◆ **Objective**
Omit every picture and return the rest of the data unaltered.

◆ **Available data**
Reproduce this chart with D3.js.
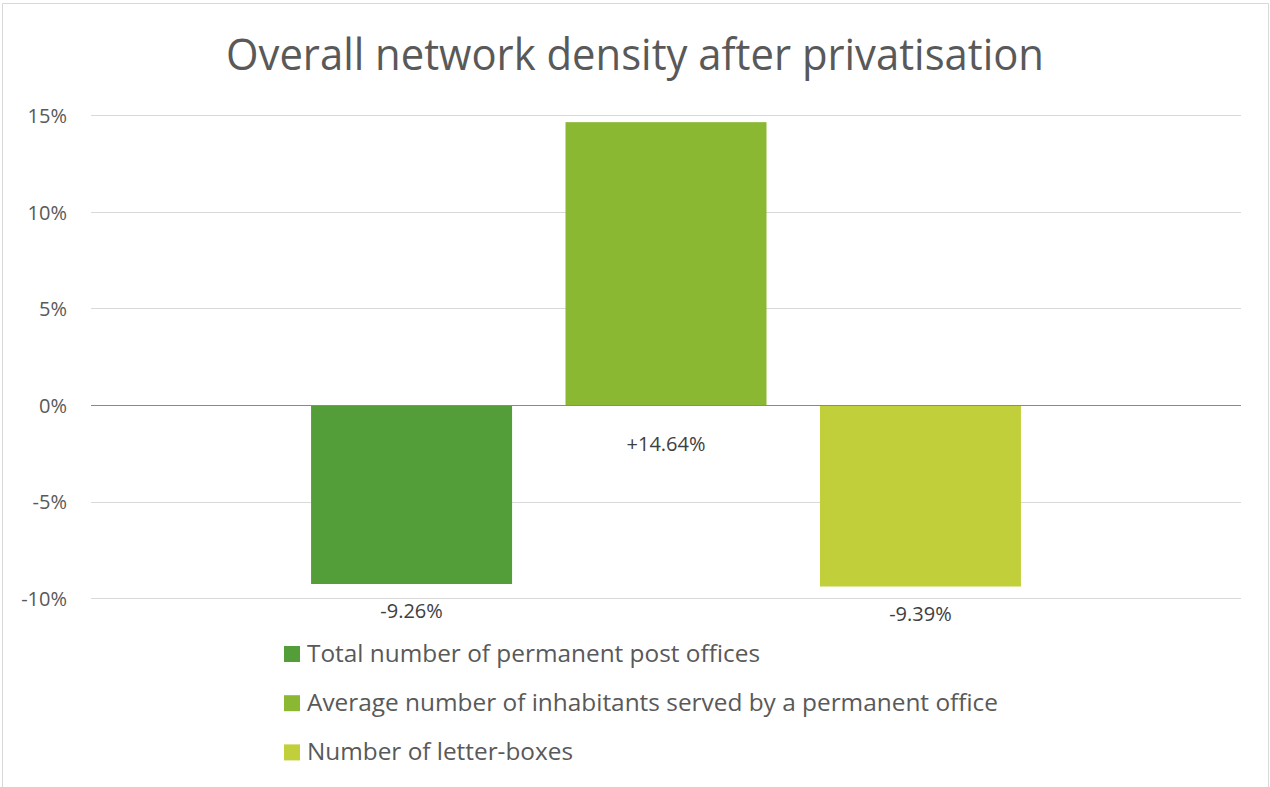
<!DOCTYPE html>
<html>
<head>
<meta charset="utf-8">
<script src="https://cdn.jsdelivr.net/npm/d3@7"></script>
<style>
  html, body { margin: 0; padding: 0; background: #ffffff; }
  svg { display: block; }
  text { font-family: "Open Sans", "Noto Sans", sans-serif; }
</style>
</head>
<body>
<svg id="chart" width="1270" height="787"></svg>
<script>
// Chart content
const chartTitle = "Overall network density after privatisation";
const categories = ["Network density"];
const seriesNames = [
  "Total number of permanent post offices",
  "Average number of inhabitants served by a permanent office",
  "Number of letter-boxes"
];
const seriesValues = [-9.26, 14.64, -9.39];           // percent change
const seriesColors = ["#549E39", "#8AB833", "#C0CF3A"];
const yTickValues = [-10, -5, 0, 5, 10, 15];
const yTickLabels = ["-10%", "-5%", "0%", "5%", "10%", "15%"];

const svg = d3.select("#chart");
const W = 1270, H = 787;

// Outer frame (chart area border, open at the bottom)
svg.append("path")
  .attr("d", `M2.5,${H} L2.5,3.5 L1268.5,3.5 L1268.5,${H}`)
  .attr("fill", "none")
  .attr("stroke", "#D9D9D9")
  .attr("stroke-width", 1);

// Plot area
const plot = { left: 91, right: 1241, top: 115.2, bottom: 598.3 };

const y = d3.scaleLinear()
  .domain([d3.min(yTickValues), d3.max(yTickValues)])
  .range([plot.bottom, plot.top]);

const x0 = d3.scaleBand()
  .domain(categories)
  .range([plot.left, plot.right])
  .paddingInner(0)
  .paddingOuter(0.31);

const x1 = d3.scaleBand()
  .domain(seriesNames)
  .range([0, x0.bandwidth()])
  .paddingInner(0.21)
  .paddingOuter(0);

// Gridlines
svg.append("g")
  .selectAll("line")
  .data(yTickValues.filter(v => v !== 0))
  .join("line")
  .attr("x1", plot.left)
  .attr("x2", plot.right)
  .attr("y1", d => Math.round(y(d)) + 0.5)
  .attr("y2", d => Math.round(y(d)) + 0.5)
  .attr("stroke", "#D9D9D9")
  .attr("stroke-width", 1.2);

// Y axis tick labels
const yAxis = d3.axisLeft(y)
  .tickValues(yTickValues)
  .tickFormat((d, i) => yTickLabels[i])
  .tickSize(0)
  .tickPadding(0);

const yAxisG = svg.append("g")
  .attr("transform", "translate(67,0)")
  .call(yAxis);
yAxisG.select(".domain").remove();
yAxisG.selectAll("text")
  .attr("fill", "#595959")
  .attr("font-size", 20)
  .attr("dy", "0.36em")
  .attr("x", 0)
  .style("font-family", '"Open Sans", "Noto Sans", sans-serif');

// Bars
const bars = seriesNames.map((name, i) => ({ name, value: seriesValues[i], color: seriesColors[i], cat: categories[0] }));

svg.append("g")
  .selectAll("rect")
  .data(bars)
  .join("rect")
  .attr("x", d => x0(d.cat) + x1(d.name))
  .attr("width", x1.bandwidth())
  .attr("y", d => y(Math.max(0, d.value)))
  .attr("height", d => Math.abs(y(d.value) - y(0)))
  .attr("fill", d => d.color);

// Zero axis line
svg.append("line")
  .attr("x1", plot.left)
  .attr("x2", plot.right)
  .attr("y1", Math.round(y(0)) + 0.5)
  .attr("y2", Math.round(y(0)) + 0.5)
  .attr("stroke", "#898989")
  .attr("stroke-width", 1.2);

// Data labels
const fmt = v => (v > 0 ? "+" : "-") + Math.abs(v).toFixed(2) + "%";
svg.append("g")
  .selectAll("text")
  .data(bars)
  .join("text")
  .attr("x", d => x0(d.cat) + x1(d.name) + x1.bandwidth() / 2)
  .attr("y", d => d.value < 0 ? y(d.value) + 34 : y(0) + 46)
  .attr("text-anchor", "middle")
  .attr("font-size", 20)
  .attr("fill", "#404040")
  .text(d => fmt(d.value));

// Title
svg.append("text")
  .attr("x", 635)
  .attr("y", 70)
  .attr("text-anchor", "middle")
  .attr("font-size", 43)
  .attr("fill", "#595959")
  .attr("textLength", 818)
  .attr("lengthAdjust", "spacingAndGlyphs")
  .text(chartTitle);

// Legend
const legendWidths = [453, 691, 266];
const legend = svg.append("g");
const rows = legend.selectAll("g")
  .data(bars)
  .join("g")
  .attr("transform", (d, i) => `translate(284,${646 + i * 49.2})`);
rows.append("rect")
  .attr("width", 16)
  .attr("height", 16)
  .attr("fill", d => d.color);
rows.append("text")
  .attr("x", 23)
  .attr("y", 16)
  .attr("font-size", 23)
  .attr("fill", "#595959")
  .attr("textLength", (d, i) => legendWidths[i])
  .attr("lengthAdjust", "spacingAndGlyphs")
  .text(d => d.name);
</script>
</body>
</html>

◆ **Response**
Reproduce this chart with D3.js.
<!DOCTYPE html>
<html>
<head>
<meta charset="utf-8">
<script src="https://cdn.jsdelivr.net/npm/d3@7"></script>
<style>
  html, body { margin: 0; padding: 0; background: #ffffff; }
  svg { display: block; }
  text { font-family: "Open Sans", "Noto Sans", sans-serif; }
</style>
</head>
<body>
<svg id="chart" width="1270" height="787"></svg>
<script>
// Chart content
const chartTitle = "Overall network density after privatisation";
const categories = ["Network density"];
const seriesNames = [
  "Total number of permanent post offices",
  "Average number of inhabitants served by a permanent office",
  "Number of letter-boxes"
];
const seriesValues = [-9.26, 14.64, -9.39];           // percent change
const seriesColors = ["#549E39", "#8AB833", "#C0CF3A"];
const yTickValues = [-10, -5, 0, 5, 10, 15];
const yTickLabels = ["-10%", "-5%", "0%", "5%", "10%", "15%"];

const svg = d3.select("#chart");
const W = 1270, H = 787;

// Outer frame (chart area border, open at the bottom)
svg.append("path")
  .attr("d", `M2.5,${H} L2.5,3.5 L1268.5,3.5 L1268.5,${H}`)
  .attr("fill", "none")
  .attr("stroke", "#D9D9D9")
  .attr("stroke-width", 1);

// Plot area
const plot = { left: 91, right: 1241, top: 115.2, bottom: 598.3 };

const y = d3.scaleLinear()
  .domain([d3.min(yTickValues), d3.max(yTickValues)])
  .range([plot.bottom, plot.top]);

const x0 = d3.scaleBand()
  .domain(categories)
  .range([plot.left, plot.right])
  .paddingInner(0)
  .paddingOuter(0.31);

const x1 = d3.scaleBand()
  .domain(seriesNames)
  .range([0, x0.bandwidth()])
  .paddingInner(0.21)
  .paddingOuter(0);

// Gridlines
svg.append("g")
  .selectAll("line")
  .data(yTickValues.filter(v => v !== 0))
  .join("line")
  .attr("x1", plot.left)
  .attr("x2", plot.right)
  .attr("y1", d => Math.round(y(d)) + 0.5)
  .attr("y2", d => Math.round(y(d)) + 0.5)
  .attr("stroke", "#D9D9D9")
  .attr("stroke-width", 1.2);

// Y axis tick labels
const yAxis = d3.axisLeft(y)
  .tickValues(yTickValues)
  .tickFormat((d, i) => yTickLabels[i])
  .tickSize(0)
  .tickPadding(0);

const yAxisG = svg.append("g")
  .attr("transform", "translate(67,0)")
  .call(yAxis);
yAxisG.select(".domain").remove();
yAxisG.selectAll("text")
  .attr("fill", "#595959")
  .attr("font-size", 20)
  .attr("dy", "0.36em")
  .attr("x", 0)
  .style("font-family", '"Open Sans", "Noto Sans", sans-serif');

// Bars
const bars = seriesNames.map((name, i) => ({ name, value: seriesValues[i], color: seriesColors[i], cat: categories[0] }));

svg.append("g")
  .selectAll("rect")
  .data(bars)
  .join("rect")
  .attr("x", d => x0(d.cat) + x1(d.name))
  .attr("width", x1.bandwidth())
  .attr("y", d => y(Math.max(0, d.value)))
  .attr("height", d => Math.abs(y(d.value) - y(0)))
  .attr("fill", d => d.color);

// Zero axis line
svg.append("line")
  .attr("x1", plot.left)
  .attr("x2", plot.right)
  .attr("y1", Math.round(y(0)) + 0.5)
  .attr("y2", Math.round(y(0)) + 0.5)
  .attr("stroke", "#898989")
  .attr("stroke-width", 1.2);

// Data labels
const fmt = v => (v > 0 ? "+" : "-") + Math.abs(v).toFixed(2) + "%";
svg.append("g")
  .selectAll("text")
  .data(bars)
  .join("text")
  .attr("x", d => x0(d.cat) + x1(d.name) + x1.bandwidth() / 2)
  .attr("y", d => d.value < 0 ? y(d.value) + 34 : y(0) + 46)
  .attr("text-anchor", "middle")
  .attr("font-size", 20)
  .attr("fill", "#404040")
  .text(d => fmt(d.value));

// Title
svg.append("text")
  .attr("x", 635)
  .attr("y", 70)
  .attr("text-anchor", "middle")
  .attr("font-size", 43)
  .attr("fill", "#595959")
  .attr("textLength", 818)
  .attr("lengthAdjust", "spacingAndGlyphs")
  .text(chartTitle);

// Legend
const legendWidths = [453, 691, 266];
const legend = svg.append("g");
const rows = legend.selectAll("g")
  .data(bars)
  .join("g")
  .attr("transform", (d, i) => `translate(284,${646 + i * 49.2})`);
rows.append("rect")
  .attr("width", 16)
  .attr("height", 16)
  .attr("fill", d => d.color);
rows.append("text")
  .attr("x", 23)
  .attr("y", 16)
  .attr("font-size", 23)
  .attr("fill", "#595959")
  .attr("textLength", (d, i) => legendWidths[i])
  .attr("lengthAdjust", "spacingAndGlyphs")
  .text(d => d.name);
</script>
</body>
</html>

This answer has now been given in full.